On June 21, 2019, in Gulfnet Communications Company, W.L.L., B-417516, the GAO ultimately dismissed a protest challenging the evaluation of the awardee's quotation for lack of standing because the protester did not submit its quotation under the business name it used in a basic agreement with the agency. Gulfnet protested the Defense Information Systems Agency's ("DISA") award of a delivery order for fiber optic transmission services. Competition was limited to firms that previously had been awarded a basic agreement by the agency's Defense Information Technology Contracting Organization ("DITCO"); Gulfnet had a basic agreement with DITCO. Gulfnet subsequently tried to amend this basic agreement to incorporate "B.Online" as an assumed company business name, but failed to do so since it did not register this different name in SAM.gov or execute a change-of-name agreement. Gulfnet submitted its quotation to the challenged solicitation using B.Online as its entity name, and was subsequently excluded from the competition for failure to adhere to solicitation requirements. The GAO noted that the agency's concern that Gulfnet would not be bound by B.Online's quotation was valid, and found that B.Online was not an "interested party" for jurisdictional purposes since it was not party to a basic agreement with DITCO.
On May 9, 2019, in Kansas City Power & Light Co. v. United States, No. 15-348C, the Court of Federal Claims addressed the Contract Disputes Act ("CDA") statute of limitations for duties to defend and indemnify. The CDA requires that all claims arising under a government contract be filed within six years of the date of accrual. 41 U.S.C. 7103(a)(1), (4). Kansas City Power & Light Co. ("KCP&L") contracted with the General Services Administration ("GSA") to provide electrical services to a federal complex. The contact provided that GSA would defend and indemnify KCP&L with respect to claims arising thereunder. A wrongful death suit was then brought against KCP&L for the death of a GSA employee while on the contract. On March 7, 2008, GSA informed KCP&L that it refused to defend or indemnify it in the wrongful death suit. On June 25, 2014, KCP&L submitted a claim for expenses it incurred defending and settling the suit to the relevant contracting officer, which was denied. The Court analyzed the timeliness of KCP&L's duty to defend and duty to indemnify claims separately. The Court found that the duty to defend claim accrued as soon as KCP&L had knowledge that the GSA would not defend its wrongful death suit, and since KCP&L did not file this claim until more than six years later, the claim was barred by the CDA's statute of limitations. However, the Court found the duty to indemnify claim to be timely, noting that liability for indemnification claims attaches upon judgment or settlement in the underlying action.

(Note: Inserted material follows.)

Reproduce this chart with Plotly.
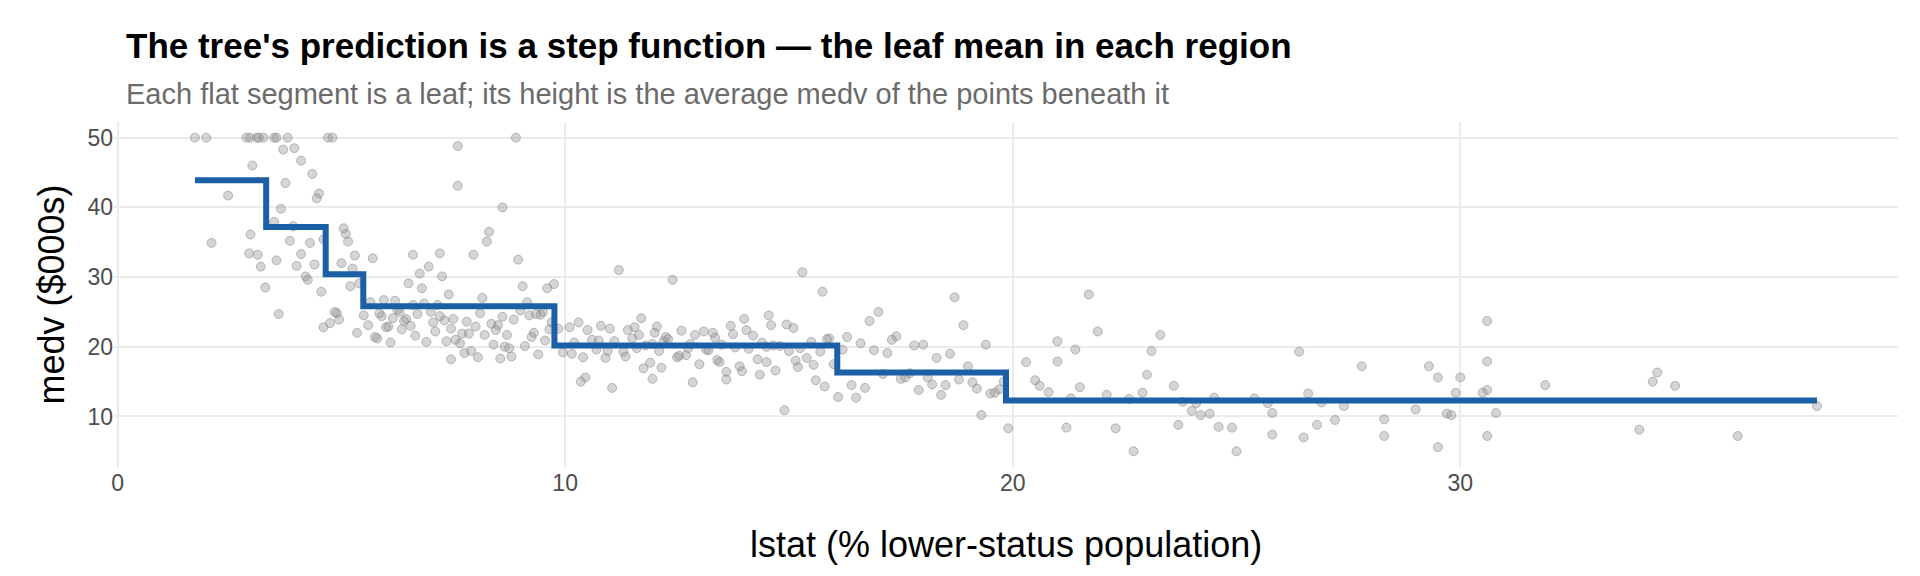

The GAO released a report on June 12, 2019, which found that the Small Business Administration ("SBA") had not fully implemented the GAO's prior recommendations, outlined in a 2014 report, to address oversight deficiencies in the Women-Owned Small Business ("WOSB") and Historically Underutilized Business Zone ("HUBZone") programs, as well as the need for improvement of its procurement scorecard. In the 2014 report, the GAO had found that the SBA did not have adequate procedures related to reviewing the performance of its third-party certifiers, which are private entities enlisted by the SBA to certify the eligibility of WOSB firms, as well as information the certifiers submitted to SBA. The SBA suspended review of these certifiers in June 2018, stating that they did not intend to review the certifiers until a final rule implementing a new certification process is implemented. This final rule is anticipated in June 2021. The GAO found that this delay in improving the WOSB Program oversight prevents the SBA from assuring compliance of the certifiers and hinders improvement in identifying ineligible firms and potential fraud.
Additionally, the GAO addressed unanswered recommendations regarding the SBA's HUBZone Program. In September 2018, the GAO released a report in which it reviewed a sample of 12 firms in Puerto Rico that received HUBZone certification between March 2017 and March 2018, and found that the SBA had not been consistently documenting or following its procedures for HUBZone certification review. The GAO found that the SBA lacked complete documentation for nine of the 12 firms and did not follow its internal policy of conducting three levels of review when determining whether to approve or deny a firm in four of 12 of the certifications reviewed. These findings allowed the GAO to conclude that the SBA did not have reasonable assurance that firms were meeting HUBZone criteria before being certified. The SBA responded to the GAO's recommendations with a plan to update internal policies regarding certification and recertification, and conduct and document review of staff compliance with certification procedures; however, as of May 2019, the SBA had not provided documentation demonstrating any of these steps had been taken. The GAO had also recommended that the SBA design and implement an evaluation scheme to assess its Small Business Procurement Scorecard revisions, which were not fully addressed by SBA.
On June 24, 2019, the GAO publically released a report that found that about $12 billion worth of government awarded contracts were awarded to foreign-located firms, of which about $5 billion went to firms with reported locations in the other six main parties to the World Trade Organization Agreement on Government Procurement ("GPA") and the North American Free Trade Agreement ("NAFTA"), including the European Union ("EU"), Canada, Japan, Norway, Mexico, and South Korea. The GAO also determined that the U.S. government awarded more, by dollar value, to foreign-owned firms located abroad than to foreign-owned firms located in the United States. Of the contracts awarded to foreign-owned firms located abroad, more than 80% were Department of Defense contracts. The GAO conducted this study to shed light on the $4 trillion government contracts market within the international trade realm. In creating this report, the GAO relied on the government procurement databases of Canada, the European Union, South Korea, Mexico, Norway, and the United States, and 2014 trade data merged with data on the types of goods and services purchased by the public sector.